Vaste projet pour la petite Maison des champs
Peintre, sculpteur, céramiste réputé, Robert Tatin (1902-1983) souhaitait réaliser son grand œuvre autour de sa petite Maison des champs, achetée en 1961 : un ensemble de statues et de constructions – somme de ses rencontres, expériences et voyages – serait un pont entre toutes les civilisations.
« Profondément marqué par les horreurs de la guerre, Robert Tatin cherchait un langage universel, explique Bruno Godivier, directeur du musée Robert Tatin depuis 2004. Il était très important pour lui que des visiteurs du Japon, du Canada ou d’Australie, reconnaissent des éléments de leur propre culture. »

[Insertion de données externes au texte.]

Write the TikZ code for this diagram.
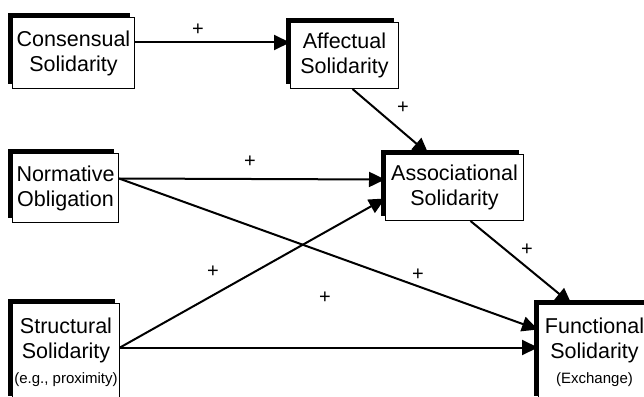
\documentclass[tikz,border=0pt]{standalone}
\usepackage{fontspec}
\setmainfont{Liberation Sans}
\usetikzlibrary{shadows,arrows.meta}
\begin{document}
\begin{tikzpicture}[x=1pt,y=-1pt,
  box/.style={draw, line width=1pt, fill=white, anchor=north west, align=center, inner sep=0pt,
    font=\fontsize{21.5}{25}\selectfont,
    drop shadow={shadow xshift=-4.5pt, shadow yshift=4.5pt, fill=black, opacity=1}},
  conn/.style={line width=2pt, -{Triangle[length=16pt,width=15pt]}},
  plus/.style={font=\fontsize{20}{24}\selectfont, inner sep=0pt}]
\useasboundingbox (0,0) rectangle (644,396);
\node[box, minimum width=122pt, minimum height=71pt] (cons) at (12,17) {Consensual\\Solidarity};
\node[box, minimum width=108pt, minimum height=66pt] (aff) at (290,22) {Affectual\\Solidarity};
\node[box, minimum width=138pt, minimum height=66pt] (assoc) at (385,154) {Associational\\Solidarity};
\node[box, minimum width=106pt, minimum height=69pt] (norm) at (12,153) {Normative\\Obligation};
\node[box, minimum width=107pt, minimum height=97pt] (struct) at (12,303) {Structural\\Solidarity\\{\fontsize{15}{18}\selectfont (e.g., proximity)}};
\node[box, minimum width=112pt, minimum height=96pt] (func) at (538,304) {Functional\\Solidarity\\{\fontsize{15}{18}\selectfont (Exchange)}};

\draw[conn] ([yshift=10.5pt]cons.east) -- ([yshift=13pt]aff.west);
\draw[conn] ([xshift=8pt]aff.south) -- ([xshift=-26pt]assoc.north);
\draw[conn] ([yshift=9.5pt]norm.east) -- ([yshift=8pt]assoc.west);
\draw[conn] ([yshift=9.5pt]norm.east) -- ([yshift=23pt]func.west);
\draw[conn] ([yshift=4.5pt]struct.east) -- ([yshift=-11pt]assoc.west);
\draw[conn] ([yshift=4.5pt]struct.east) -- ([yshift=5pt]func.west);
\draw[conn] ([xshift=16pt]assoc.south) -- ([xshift=-23pt]func.north);

\node[plus] (p1) at (198,30) {+};
\node[plus] (p2) at (403,108) {+};
\node[plus] (p3) at (250,162) {+};
\node[plus] (p4) at (527,250) {+};
\node[plus] (p5) at (418,275) {+};
\node[plus] (p6) at (213,272) {+};
\node[plus] (p7) at (325,298) {+};
\end{tikzpicture}
\end{document}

Une « archi-sculpture » est ainsi née, au décor foisonnant, nourrie par de profondes réflexions philosophiques et politiques, mais aussi par un long séjour au Brésil où Robert Tatin a appris la technique du voile de béton sur le chantier de la ville de Belo Horizonte.
Foisonnement hétéroclite
Construit pendant 21 ans avec l’aide de Lise, son épouse, l’ensemble architectural de Cossé-le-Vivien est très structuré. L’entrée se fait par un long chemin initiatique bordé de 19 statues : l’Allée des géants. Vercingétorix et Jeanne d’Arc cohabitent avec la représentation symbolique des verbes Être et Avoir, et avec celle de ses maîtres en peinture et en littérature. Le Douanier Rousseau, Jules Verne, André Breton, Seurat, Picasso et Suzanne Valadon guident le visiteur vers la Porte des géants, où l’attendent Rembrandt, Van Gogh, Léonard de Vinci, Goya et Delacroix.
« Pour corriger la perspective du terrain en pente, Robert Tatin a choisi de faire grandir progressivement la hauteur des statues, qui passe de 2 m 50 à 4 m 50 », précise Bruno Godivier. Tout près, le Dragon, bienveillant gardien de la connaissance, donne accès au Jardin des méditations, vaste cloître autour d’un bassin qui évoque la rotation de la terre, les cycles de la vie et de la sagesse. Monumentale, Notre Dame de Tout le Monde règne sur les lieux.
Simple mais pas simpliste
Longuement mûri sur le papier, chaque élément est rapidement réalisé en béton, puis peint. Quinze jours suffisent pour fabriquer un géant, à l’aide d’une buse en béton plantée dans le sol, d’une armature métallique, et de plusieurs couches de béton projeté puis peint.
Pour éviter les chocs thermiques, les sculptures sont creuses. Si leur structure est stable, il faut en permanence restaurer les peintures et surveiller les mousses et lichens. Restaurer la totalité des lieux mobilise une équipe de deux personnes, par cycles de 10 ans. Pour Bruno Godivier, « c’est une œuvre très vivante, toujours en mouvement ».
Une œuvre devenue musée
Le site a dès l’origine une vocation muséale. Lieu communal dès 1967, il devient musée « contrôlé » en 1969 grâce à l’appui de De Gaulle et de Malraux, puis il est classé Musée de France en 2002. Il vient aussi de recevoir le label « Maisons des Illustres », signalant au public les lieux qui conservent la mémoire des personnalités qui les ont habités et se sont illustrées dans l’histoire politique, sociale et culturelle de notre pays.
Et quelle personnalité, Monsieur Tatin ! Les années 60, voient en lui un artiste naïf dans la lignée du Douanier Rousseau ; André Breton le labellise Surréaliste en 70 ; et il est identifié « Art brut » en 80… Mais il se fichait pas mal de ces étiquettes, lui qui repose depuis 1983 devant sa petite maison, tout près des portes du Soleil et de La Lune.